Tuesday, September 27, 2011

Hope and Change


Hope and Change

                Sometime on Saturday a thought occurred to me that I have been trying to refine since it came. Here is what I have boiled it down to - “Who stole hope?” The current culture, it seems to me, provides no hope, but there is only one thing worse than having no hope at all and it is to have it offered repeatedly then never delivered. History teaches us that disappointment is a strong concoction that can be brewed and distributed to purposefully take advantage of those who have had too much of it. I believe it was Marx who said “Religion is the opiate of the people.” If you accept that he is right (which I do not), then disappointment may be the firewater that has ignited many a revolutionary fire. 
                Those living in our current culture, who have grown up with a “live for now, live for me” outlook, know instinctively that something is fundamentally wrong. They may not know what it is but they are certainly savvy enough to know that something is.
                As far as I can tell the Christianity I grew up with (1955 - ) has done little in the past 20 – 30 years to address an ever widening void of hope. Beyond the second coming of Christ what living hope ( hope now) has 20th and 21st Century Christianity offered to a discouraged American culture? In this atmosphere is it any wonder that Barack Obama’s campaign of hope and change gained traction so quickly? As a cunning politician he (and his election staff) wisely identified a colossal cultural vacuum then threw everything they had at it, calculating that if they played the right tune it could awaken a huge number of disenchanted and unengaged voters. However, now he may be in real trouble for not delivering on his promise of hope and change, (same old, same old, political shell game).
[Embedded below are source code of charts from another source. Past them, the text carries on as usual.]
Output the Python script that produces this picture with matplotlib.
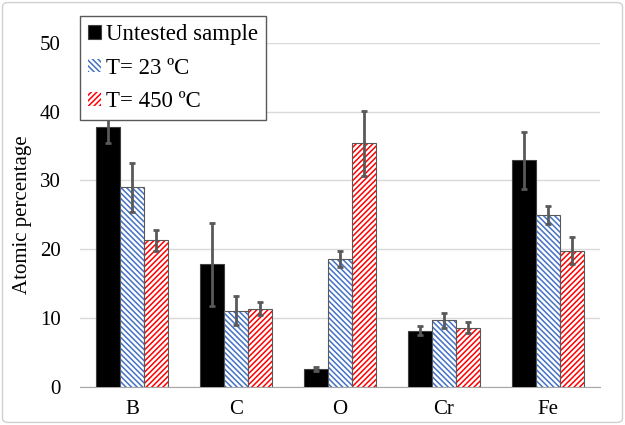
import matplotlib
matplotlib.use("Agg")
import matplotlib.pyplot as plt
import numpy as np
from matplotlib.patches import FancyBboxPatch

plt.rcParams['font.family'] = ['Liberation Serif', 'DejaVu Serif']
plt.rcParams['hatch.linewidth'] = 1.1

# data
elements = ["B", "C", "O", "Cr", "Fe"]
untested = [37.7, 17.8, 2.6, 8.2, 32.9]
untested_err = [2.3, 6.0, 0.3, 0.6, 4.1]
t23 = [29.0, 11.1, 18.6, 9.7, 25.0]
t23_err = [3.6, 2.1, 1.2, 1.1, 1.3]
t450 = [21.3, 11.4, 35.4, 8.6, 19.8]
t450_err = [1.5, 1.0, 4.7, 0.8, 2.0]
labels = ["Untested sample", "T= 23 ºC", "T= 450 ºC"]

fig = plt.figure(figsize=(6.25, 4.25), dpi=100)
ax = fig.add_axes([0.128, 0.0894, 0.832, 0.81])

x = np.arange(len(elements))
w = 0.23
err_kw = dict(ecolor="#595959", elinewidth=2, capsize=2.5, capthick=2)

ax.bar(x - w, untested, w, color="black", edgecolor="#404040", linewidth=0.8,
       label=labels[0], zorder=3)
ax.errorbar(x - w, untested, yerr=untested_err, fmt="none", zorder=5, **err_kw)

ax.bar(x, t23, w, color="white", edgecolor="#4472c4", linewidth=0, hatch="\\" * 6,
       label=labels[1], zorder=3)
ax.bar(x, t23, w, fill=False, edgecolor="#595959", linewidth=0.8, zorder=4)
ax.errorbar(x, t23, yerr=t23_err, fmt="none", zorder=5, **err_kw)

ax.bar(x + w, t450, w, color="white", edgecolor="#ff0000", linewidth=0, hatch="/" * 6,
       label=labels[2], zorder=3)
ax.bar(x + w, t450, w, fill=False, edgecolor="#595959", linewidth=0.8, zorder=4)
ax.errorbar(x + w, t450, yerr=t450_err, fmt="none", zorder=5, **err_kw)

ax.set_xlim(-0.5, 4.5)
ax.set_ylim(0, 50)
ax.set_yticks(range(0, 51, 10))
ax.set_xticks(x)
ax.set_xticklabels(elements)
ax.tick_params(length=0, labelsize=15, colors="black")
ax.tick_params(axis="x", pad=9)
ax.tick_params(axis="y", pad=14)
ax.yaxis.grid(True, color="#d9d9d9", linewidth=1)
ax.set_axisbelow(True)
for s in ["top", "right", "left"]:
    ax.spines[s].set_visible(False)
ax.spines["bottom"].set_color("#a6a6a6")
ax.set_ylabel("Atomic percentage", fontsize=15)
ax.yaxis.set_label_coords(-0.092, 0.5)

leg = ax.legend(loc="upper left", bbox_to_anchor=(80 / 625, 1 - 16 / 425),
                bbox_transform=fig.transFigure, fontsize=16.5, frameon=True,
                fancybox=False, edgecolor="#595959", framealpha=1,
                handlelength=0.55, handleheight=0.55, handletextpad=0.25,
                borderpad=0.35, labelspacing=0.55, borderaxespad=0)
leg.get_frame().set_linewidth(1)

border = FancyBboxPatch((0.004, 0.006), 0.992, 0.988, transform=fig.transFigure,
                        boxstyle="round,pad=0,rounding_size=0.01",
                        facecolor="none", edgecolor="#d0d0d0", linewidth=1)
fig.patches.append(border)

fig.savefig("out.png", dpi=100)
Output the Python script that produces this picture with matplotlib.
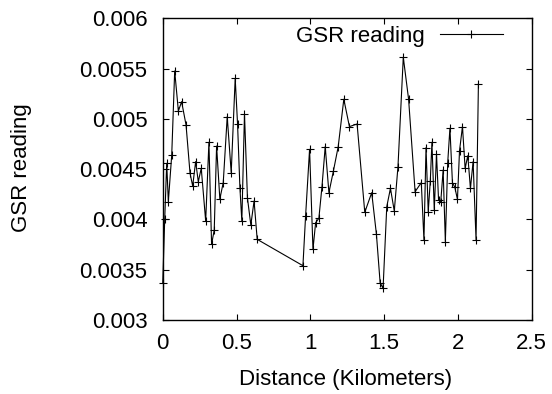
import matplotlib
matplotlib.use("Agg")
import matplotlib.pyplot as plt

plt.rcParams['font.family'] = ['Liberation Sans', 'DejaVu Sans']

# distance (km) and GSR reading
dist = [0.0, 0.0135, 0.027, 0.038, 0.061, 0.081, 0.106, 0.128, 0.158, 0.185,
        0.203, 0.223, 0.241, 0.261, 0.291, 0.313, 0.331, 0.349, 0.365, 0.387,
        0.41, 0.437, 0.464, 0.491, 0.507, 0.523, 0.536, 0.554, 0.574, 0.597,
        0.619, 0.64,
        0.95, 0.968, 0.995, 1.018, 1.036, 1.058, 1.079, 1.101, 1.126, 1.157,
        1.189, 1.227, 1.265, 1.317, 1.369, 1.416, 1.448, 1.473, 1.493, 1.518,
        1.543, 1.569, 1.594, 1.63, 1.666,
        1.71, 1.752, 1.77, 1.784, 1.799, 1.813, 1.824, 1.84, 1.855, 1.869,
        1.884, 1.9, 1.915, 1.931, 1.946, 1.963, 1.979, 1.997, 2.011, 2.031,
        2.049, 2.067, 2.085, 2.103, 2.123, 2.139]
gsr = [0.003365, 0.004004, 0.004558, 0.004177, 0.004641, 0.005476, 0.005078,
       0.005171, 0.004939, 0.004459, 0.004333, 0.004575, 0.004376, 0.004508,
       0.003985, 0.004767, 0.003753, 0.003895, 0.00473, 0.004203, 0.004366,
       0.005022, 0.004465, 0.005403, 0.004949, 0.004316, 0.003985, 0.005049,
       0.004213, 0.003945, 0.004184, 0.003802,
       0.00354, 0.004034, 0.004697, 0.003703, 0.003968, 0.004011, 0.004326,
       0.004724, 0.004266, 0.004485, 0.004724, 0.005195, 0.004923, 0.004949,
       0.004071, 0.004266, 0.003852, 0.003371, 0.003315, 0.004127, 0.004309,
       0.004084, 0.004525, 0.005612, 0.005195,
       0.004276, 0.004366, 0.003796, 0.004714, 0.004077, 0.004383, 0.004767,
       0.004094, 0.004651, 0.004193, 0.004177, 0.004492, 0.003779, 0.004565,
       0.004906, 0.004366, 0.00432, 0.0042, 0.004684, 0.004923, 0.004508,
       0.004634, 0.004309, 0.004575, 0.003796, 0.005347]

xticks = [0, 0.5, 1, 1.5, 2, 2.5]
xticklabels = ['0', '0.5', '1', '1.5', '2', '2.5']
yticks = [0.003, 0.0035, 0.004, 0.0045, 0.005, 0.0055, 0.006]
yticklabels = ['0.003', '0.0035', '0.004', '0.0045', '0.005', '0.0055', '0.006']

fs = 16
fig = plt.figure(figsize=(5.52, 3.94), dpi=100)
ax = fig.add_axes([0.2948, 0.1878, 0.6684, 0.7658])

ax.plot(dist, gsr, color='black', lw=0.8, marker='+', ms=6, mew=0.8,
        label='GSR reading', clip_on=False)

ax.set_xlim(0, 2.5)
ax.set_ylim(0.003, 0.006)
ax.set_xticks(xticks)
ax.set_xticklabels(xticklabels)
ax.set_yticks(yticks)
ax.set_yticklabels(yticklabels)
ax.tick_params(direction='in', top=True, right=True, labelsize=fs, length=4)
ax.tick_params(axis='y', pad=11)
ax.tick_params(axis='x', pad=9)
for s in ax.spines.values():
    s.set_linewidth(1.0)

fig.text(346 / 552, 1 - 380 / 394, 'Distance (Kilometers)', fontsize=fs,
         ha='center', va='center')
fig.text(22 / 552, 1 - 168 / 394, 'GSR reading', fontsize=fs, rotation=90,
         ha='center', va='center')

ax.legend(loc='upper right', frameon=False, fontsize=fs, markerfirst=False,
          handlelength=2.8, borderaxespad=0.0, handletextpad=0.7,
          bbox_to_anchor=(0.945, 1.003))

plt.savefig('out.png', dpi=100)
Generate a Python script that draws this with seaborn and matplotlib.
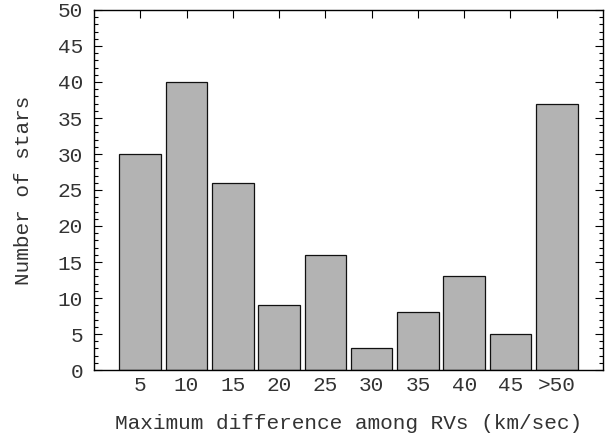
import matplotlib
matplotlib.use('Agg')
import matplotlib.pyplot as plt
import seaborn as sns
from matplotlib.ticker import MultipleLocator

categories = ['5', '10', '15', '20', '25', '30', '35', '40', '45', '>50']
counts = [30, 40, 26, 9, 16, 3, 8, 13, 5, 37]

sns.set_style('ticks')
plt.rcParams['font.family'] = ['Liberation Mono', 'DejaVu Sans Mono']

fig = plt.figure(figsize=(6.09, 4.37), dpi=100)
ax = fig.add_axes([94 / 609, 67 / 437, 509 / 609, 360 / 437])

sns.barplot(x=categories, y=counts, color='#b3b3b3', saturation=1,
            edgecolor='#111111', linewidth=0.9, width=0.9, ax=ax)

ax.set_xlim(-1, len(categories))
ax.set_ylim(0, 50)
ax.yaxis.set_major_locator(MultipleLocator(5))
ax.yaxis.set_minor_locator(MultipleLocator(1))

fs = 15.2
txt = '#333333'
ax.tick_params(axis='y', which='both', direction='in', left=True, right=True,
               labelsize=fs, pad=8, colors=txt)
ax.tick_params(axis='y', which='major', length=6, width=0.8, color='black')
ax.tick_params(axis='y', which='minor', length=3, width=0.8, color='black')
ax.tick_params(axis='x', direction='in', bottom=False, top=True, length=6,
               width=0.8, color='black', labelsize=fs, pad=4, labelcolor=txt)

for s in ax.spines.values():
    s.set_visible(True)
    s.set_linewidth(1.0)
    s.set_color('black')

ax.set_xlabel('Maximum difference among RVs (km/sec)', fontsize=fs, color=txt, labelpad=14)
ax.set_ylabel('Number of stars', fontsize=fs, color=txt, labelpad=18)

fig.savefig('out.png', dpi=100)
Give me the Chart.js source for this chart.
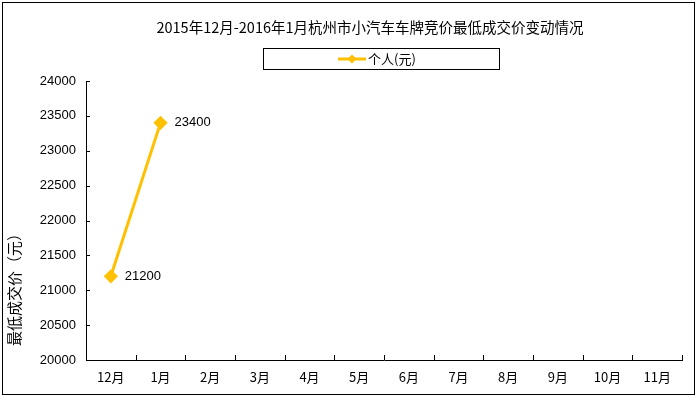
<!DOCTYPE html>
<html>
<head>
<meta charset="utf-8">
<script src="https://cdn.jsdelivr.net/npm/chart.js@4/dist/chart.umd.min.js"></script>
<style>
  html, body { margin: 0; padding: 0; background: #fff; }
  #wrap { width: 698px; height: 398px; }
</style>
</head>
<body>
<div id="wrap"><canvas id="grafica" width="698" height="398"></canvas></div>
<script>
const titulo = "2015年12月-2016年1月杭州市小汽车车牌竞价最低成交价变动情况";
const meses = ["12月", "1月", "2月", "3月", "4月", "5月", "6月", "7月", "8月", "9月", "10月", "11月"];
const precioPersonal = [21200, 23400, null, null, null, null, null, null, null, null, null, null];
const serieNombre = "个人(元)";
const ejeY = "最低成交价（元）";

const FUENTE = "'Liberation Sans', 'Noto Sans CJK SC', sans-serif";
const COLOR = "#FFC000";

// marco, titulo, leyenda, marcas de eje y etiquetas
const decoracion = {
  id: "decoracion",
  beforeDraw(chart) {
    const c = chart.ctx;
    c.save();
    c.fillStyle = "#fff";
    c.fillRect(0, 0, chart.width, chart.height);
    c.restore();
  },
  afterDraw(chart) {
    const c = chart.ctx;
    const { x, y } = chart.scales;
    const area = chart.chartArea;
    c.save();

    // marco exterior
    c.strokeStyle = "#000";
    c.lineWidth = 1;
    c.strokeRect(2.5, 2.5, 692, 392);

    // titulo
    c.fillStyle = "#000";
    c.font = "14.5px 'Noto Sans CJK SC', sans-serif";
    c.textAlign = "center";
    c.textBaseline = "middle";
    c.fillText(titulo, 370, 27);

    // leyenda
    c.strokeRect(263.5, 48.5, 236, 21);
    c.strokeStyle = COLOR;
    c.lineWidth = 3;
    c.beginPath();
    c.moveTo(338, 59);
    c.lineTo(366, 59);
    c.stroke();
    c.fillStyle = COLOR;
    c.beginPath();
    c.moveTo(352, 54.5);
    c.lineTo(356.5, 59);
    c.lineTo(352, 63.5);
    c.lineTo(347.5, 59);
    c.closePath();
    c.fill();
    c.fillStyle = "#000";
    c.font = "13px 'Noto Sans CJK SC', sans-serif";
    c.textAlign = "left";
    c.fillText(serieNombre, 368, 59);

    // titulo eje Y
    c.save();
    c.translate(14, 286);
    c.rotate(-Math.PI / 2);
    c.textAlign = "center";
    c.font = "15px 'Noto Sans CJK SC', sans-serif";
    c.fillText(ejeY, 0, 0);
    c.restore();

    // marcas hacia dentro
    c.strokeStyle = "#000";
    c.lineWidth = 1;
    c.beginPath();
    y.ticks.forEach((t, i) => {
      const py = Math.round(y.getPixelForTick(i)) + 0.5;
      c.moveTo(area.left, py);
      c.lineTo(area.left + 4, py);
    });
    for (let i = 1; i <= meses.length; i++) {
      const px = Math.round(x.getPixelForValue(i - 0.5)) + 0.5;
      c.moveTo(px, area.bottom);
      c.lineTo(px, area.bottom - 5);
    }
    c.stroke();

    // etiquetas de datos
    c.font = "13px " + FUENTE;
    c.textAlign = "left";
    c.textBaseline = "middle";
    c.fillStyle = "#000";
    const meta = chart.getDatasetMeta(0);
    meta.data.forEach((p, i) => {
      const v = precioPersonal[i];
      if (v == null) return;
      c.fillText(String(v), p.x + 14, p.y);
    });

    c.restore();
  }
};

new Chart(document.getElementById("grafica").getContext("2d"), {
  type: "line",
  data: {
    labels: meses,
    datasets: [{
      label: serieNombre,
      data: precioPersonal,
      borderColor: COLOR,
      backgroundColor: COLOR,
      borderWidth: 3,
      pointStyle: "rectRot",
      pointRadius: 5,
      pointHoverRadius: 5,
      tension: 0,
      spanGaps: false
    }]
  },
  plugins: [decoracion],
  options: {
    responsive: false,
    animation: false,
    layout: { padding: { top: 81, right: 16, bottom: 0, left: 0 } },
    plugins: {
      legend: { display: false },
      title: { display: false },
      tooltip: { enabled: false }
    },
    scales: {
      x: {
        offset: true,
        afterFit(s) { s.height = 38; },
        grid: { display: false, drawTicks: false },
        border: { display: true, color: "#000", width: 1 },
        ticks: {
          color: "#000",
          padding: 9,
          maxRotation: 0,
          autoSkip: false,
          font: { family: "'Noto Sans CJK SC', sans-serif", size: 13 }
        }
      },
      y: {
        min: 20000,
        max: 24000,
        afterFit(s) { s.width = 86; },
        grid: { display: false, drawTicks: false },
        border: { display: true, color: "#000", width: 1 },
        ticks: {
          stepSize: 500,
          color: "#000",
          padding: 10,
          font: { family: FUENTE, size: 13 },
          callback: v => String(v)
        }
      }
    }
  }
});
</script>
</body>
</html>
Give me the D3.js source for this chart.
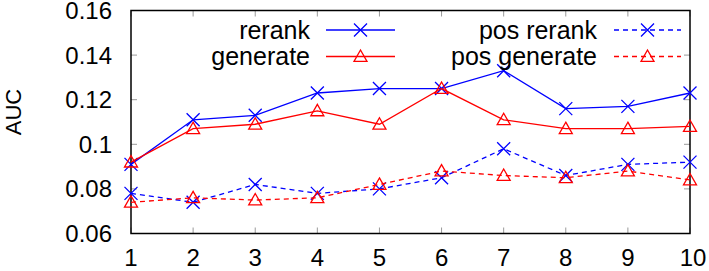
<!DOCTYPE html>
<html>
<head>
<meta charset="utf-8">
<script src="https://cdn.jsdelivr.net/npm/d3@7"></script>
<style>
  body { margin: 0; background: #fff; }
  svg { display: block; font-family: "Liberation Sans", Arial, Helvetica, sans-serif; }
</style>
</head>
<body>
<svg id="chart" width="709" height="271"></svg>
<script>
const xValues = [1, 2, 3, 4, 5, 6, 7, 8, 9, 10];
const rerank = [0.091, 0.111, 0.113, 0.123, 0.125, 0.125, 0.133, 0.116, 0.117, 0.123];
const generate = [0.092, 0.107, 0.109, 0.115, 0.109, 0.125, 0.111, 0.107, 0.107, 0.108];
const posRerank = [0.078, 0.074, 0.082, 0.078, 0.080, 0.085, 0.098, 0.086, 0.091, 0.092];
const posGenerate = [0.074, 0.076, 0.075, 0.076, 0.082, 0.088, 0.086, 0.085, 0.088, 0.084];
const yTicks = [0.06, 0.08, 0.1, 0.12, 0.14, 0.16];
const yTickLabels = ["0.06", "0.08", "0.1", "0.12", "0.14", "0.16"];
const seriesNames = ["rerank", "generate", "pos rerank", "pos generate"];
const yLabel = "AUC";

const series = [
  { name: seriesNames[0], values: rerank, color: "#0000ff", dash: null, marker: "x" },
  { name: seriesNames[1], values: generate, color: "#ff0000", dash: null, marker: "tri" },
  { name: seriesNames[2], values: posRerank, color: "#0000ff", dash: "5,4", marker: "x" },
  { name: seriesNames[3], values: posGenerate, color: "#ff0000", dash: "5,4", marker: "tri" }
];

const svg = d3.select("#chart");
const L = 131, R = 690, T = 10.5, B = 233.5;
const x = d3.scaleLinear().domain([1, 10]).range([L, R]);
const y = d3.scaleLinear().domain([0.06, 0.16]).range([B, T]);

// ticks (inward, mirrored)
const tickLen = 6;
const tg = svg.append("g").attr("stroke", "#999").attr("stroke-width", 1);
xValues.forEach(v => {
  tg.append("line").attr("x1", x(v)).attr("x2", x(v)).attr("y1", B).attr("y2", B - tickLen);
  tg.append("line").attr("x1", x(v)).attr("x2", x(v)).attr("y1", T).attr("y2", T + tickLen);
});
yTicks.forEach(v => {
  tg.append("line").attr("x1", L).attr("x2", L + tickLen).attr("y1", y(v)).attr("y2", y(v));
  tg.append("line").attr("x1", R).attr("x2", R - tickLen).attr("y1", y(v)).attr("y2", y(v));
});

// tick labels
const fontSize = 24;
xValues.forEach(v => {
  svg.append("text").attr("x", x(v) + (v === 10 ? 3 : 0)).attr("y", 266)
    .attr("text-anchor", "middle").attr("font-size", fontSize).attr("fill", "#000").text(v);
});
yTicks.forEach((v, i) => {
  svg.append("text").attr("x", 112).attr("y", y(v) + 8.5)
    .attr("text-anchor", "end").attr("font-size", fontSize).attr("fill", "#000").text(yTickLabels[i]);
});

// y label
svg.append("text").attr("transform", `translate(20.5,112) rotate(-90)`)
  .attr("text-anchor", "middle").attr("font-size", 22).attr("fill", "#000").text(yLabel);

// frame
svg.append("rect").attr("x", L).attr("y", T).attr("width", R - L).attr("height", B - T)
  .attr("fill", "none").attr("stroke", "#000").attr("stroke-width", 1.5);

function drawMarker(g, type, cx, cy, color) {
  const s = 6.5;
  if (type === "x") {
    g.append("path").attr("d", `M${cx - s},${cy - s}L${cx + s},${cy + s}M${cx - s},${cy + s}L${cx + s},${cy - s}`)
      .attr("stroke", color).attr("stroke-width", 1.3).attr("fill", "none");
  } else {
    g.append("path").attr("d", `M${cx},${cy - s}L${cx + s},${cy + s * 0.75}L${cx - s},${cy + s * 0.75}Z`)
      .attr("stroke", color).attr("stroke-width", 1.3).attr("fill", "none");
  }
}

const line = d3.line().x((d, i) => x(xValues[i])).y(d => y(d));
const plot = svg.append("g");
series.forEach(s => {
  plot.append("path").datum(s.values).attr("d", line)
    .attr("fill", "none").attr("stroke", s.color).attr("stroke-width", 1.3)
    .attr("stroke-dasharray", s.dash);
  s.values.forEach((v, i) => drawMarker(plot, s.marker, x(xValues[i]), y(v), s.color));
});

// legend
const legendPos = [
  { tx: 310, ly: 30, x1: 326, x2: 395 },
  { tx: 310, ly: 56.5, x1: 326, x2: 395 },
  { tx: 597, ly: 30, x1: 614, x2: 681 },
  { tx: 597, ly: 56.5, x1: 614, x2: 681 }
];
series.forEach((s, i) => {
  const p = legendPos[i];
  svg.append("text").attr("x", p.tx).attr("y", p.ly + 8.5).attr("text-anchor", "end")
    .attr("font-size", 25).attr("fill", "#000").text(s.name);
  svg.append("line").attr("x1", p.x1).attr("x2", p.x2).attr("y1", p.ly).attr("y2", p.ly)
    .attr("stroke", s.color).attr("stroke-width", 1.3).attr("stroke-dasharray", s.dash);
  drawMarker(svg, s.marker, (p.x1 + p.x2) / 2, p.ly, s.color);
});
</script>
</body>
</html>
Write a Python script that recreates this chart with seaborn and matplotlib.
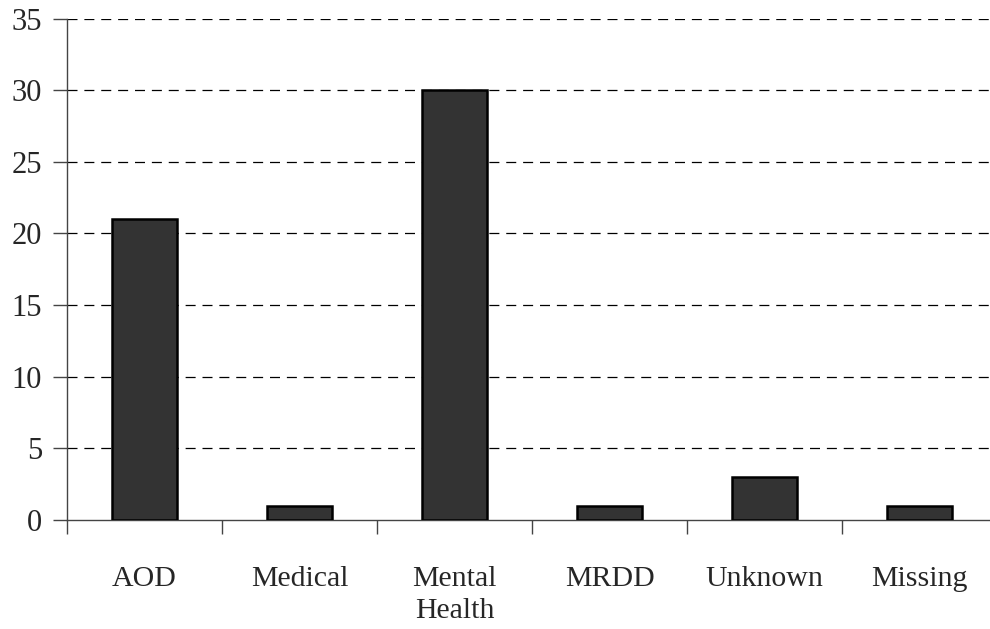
import numpy as np
import pandas as pd
import seaborn as sns
import matplotlib.pyplot as plt
from matplotlib.ticker import FixedLocator

# Data
categories = ['AOD', 'Medical', 'Mental\nHealth', 'MRDD', 'Unknown', 'Missing']
counts = [21, 1, 30, 1, 3, 1]
y_ticks = [0, 5, 10, 15, 20, 25, 30, 35]

df = pd.DataFrame({'category': categories, 'count': counts})

sns.set_style('white')
plt.rcParams['font.family'] = ['Liberation Serif', 'DejaVu Serif']

fig = plt.figure(figsize=(9.9, 6.29), dpi=100)
ax = fig.add_axes([67 / 990, 109 / 629, 930 / 990, 501.5 / 629])

sns.barplot(data=df, x='category', y='count', color='#333333', saturation=1,
            edgecolor='black', linewidth=1.8, width=0.42, ax=ax, zorder=3)

ax.set_xlim(-0.5, len(categories) - 0.5)
ax.set_ylim(0, 35)
ax.set_yticks(y_ticks)
ax.set_yticklabels([str(t) for t in y_ticks], fontsize=22)

# dashed gridlines
for t in y_ticks[1:]:
    ax.axhline(t, color='black', linestyle=(0, (8, 5.5)), linewidth=0.9, zorder=1)

ax.set_xlabel('')
ax.set_ylabel('')
ax.tick_params(axis='x', which='major', bottom=True, length=0, pad=33, labelsize=21.5)
ax.xaxis.set_minor_locator(FixedLocator(np.arange(-0.5, len(categories), 1.0)))
ax.tick_params(axis='x', which='minor', bottom=True, length=10, width=1,
               color='#444444', direction='out')
ax.tick_params(axis='y', left=True, length=10, width=1, color='#444444',
               direction='out', pad=8)
for lbl in ax.get_xticklabels():
    lbl.set_linespacing(1.3)

sns.despine(ax=ax, top=True, right=True)
ax.spines['left'].set_color('#444444')
ax.spines['bottom'].set_color('#444444')
ax.spines['left'].set_linewidth(1)
ax.spines['bottom'].set_linewidth(1)

fig.savefig('out.png', dpi=100)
It makes me wonder if a large section of the country’s voting block that became engaged because of his campaign and its promises, won’t just check out of the next national elections. People who might have been disenchanted with politics in the past, remaining mostly on the sideline, but jumped in at the offer of hope, might just jump back out in disgust since there is one thing worse than having no hope and it is to be offered it repeatedly only to be disappointed repeatedly.
                I can’t help but wonder if the same thing isn’t true for non-believers and some believers today. How many people have checked out because when it comes to the politics of religion (*) they have been through similar experiences? How many believers are setting in churches, but have essentially checked out of a process of being active in a community of believers, and how many non-believers have either quietly slipped into the background or run boldly for the sandboxes of the cultural playgrounds since they are done hoping, moving on because they are unable to see where the Church is doing a significantly better job than the politicians are?
                Until we in the American Church begin to campaign and live in the reality of hope and change, hope that will not disappoint since it is based on change that has already taken place, we too may find ourselves continuing to campaigning to our choirs.

(*) By politics of religion I mean the process and practices of guiding and influencing groups of people, which are necessary roles and functions of a church.